Dartmoor was one of the only places in England where you could pitch your tent and have a night under the stars, without having to obtain the permission of the landowner. Under Scottish law, people already have the right to roam and the right to go wild camping. In England - where 92% of land is still privately owned - and Wales, you don't have the right to roam or the right to go wild camping. If you don't get the permission of the landowner, you are committing trespass and can be evicted from the land.

The Countryside and Rights of Way (CRoW) Act 2000, does give a legal right of access to mountains, moorland, heath's, and some downland and commons. Yet, rivers and tens of thousands of acres of forest and woodland, are currently inaccessible to the general public, despite the landowners receiving huge public subsidies from the British taxpayer. Countryside campaigners and ramblers, say that the public have the right to roam over only 8% of England.

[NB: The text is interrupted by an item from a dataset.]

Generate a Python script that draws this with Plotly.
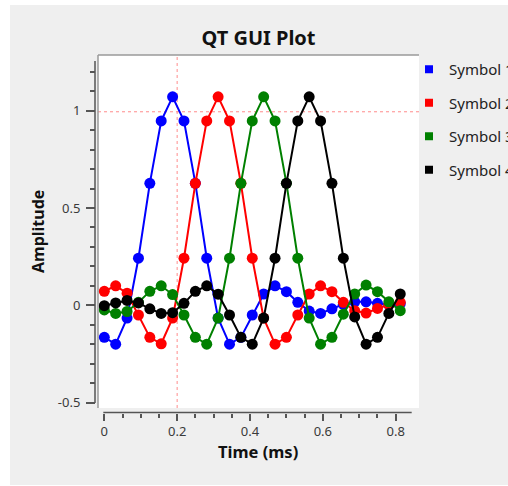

The Treasury commissioned Lord Agnew to conduct a review into access to nature. The review promised 'radical joined up thinking" and a 'quantum shift in how our society supports people to access and engage with the outdoors." Agnew talks about "our society", but who's society are we really talking about? In a democratic society like Britain, the ownership of land is still concentrated into the hands of a few privileged people. Even in Scotland, half the country is still owned by just 500 people, few of who are actually Scots. But at least in Scotland, the people have access to the land, and the right to go wild camping.

In England, the Tory government, which is full of landowners and wealthy people, wound up the Agnew Review with little explanation, and refused to release the results. The Tory minister, for access to nature and rural affairs, is the immensely wealthy, Richard Benyon, who owns the 12,000 -acre, Englefield estate in Berkshire. Last August, around 150 protestors occupied Benyon's estate demanding that he open up green spaces to the public.

Last week, there was a protest march on Dartmoor, with people demanding the right to wild camp across the moor. In Wales, people are now demanding the right to wild camp on the Welsh mountains. These protests are likely to continue and to intensify, until the British government, introduces a right to roam law similar to that which exists in Scotland. What's good for the Scots is good for the people of England and Wales.

We can all thank Alexander Darwall, for throwing petrol on the fire and opening up the contentious issue of access to land and green spaces in England. The English people will not stand for being treated as feudal subjects and the government's position on trying to block a right to roam law in England and Wales, is untenable.  Anyone who knows anything about British history, realises that the ownership and acquisition of land in this country by private landowners, always was, and is, of dubious legality. Land was frequently expropriated from the "common people", or obtained by war and conquest, or granted to Royal favourites and cronies, after it was stolen from someone else. That's why the subject of land ownership in this country remains a sensitive and touchy subject to this day.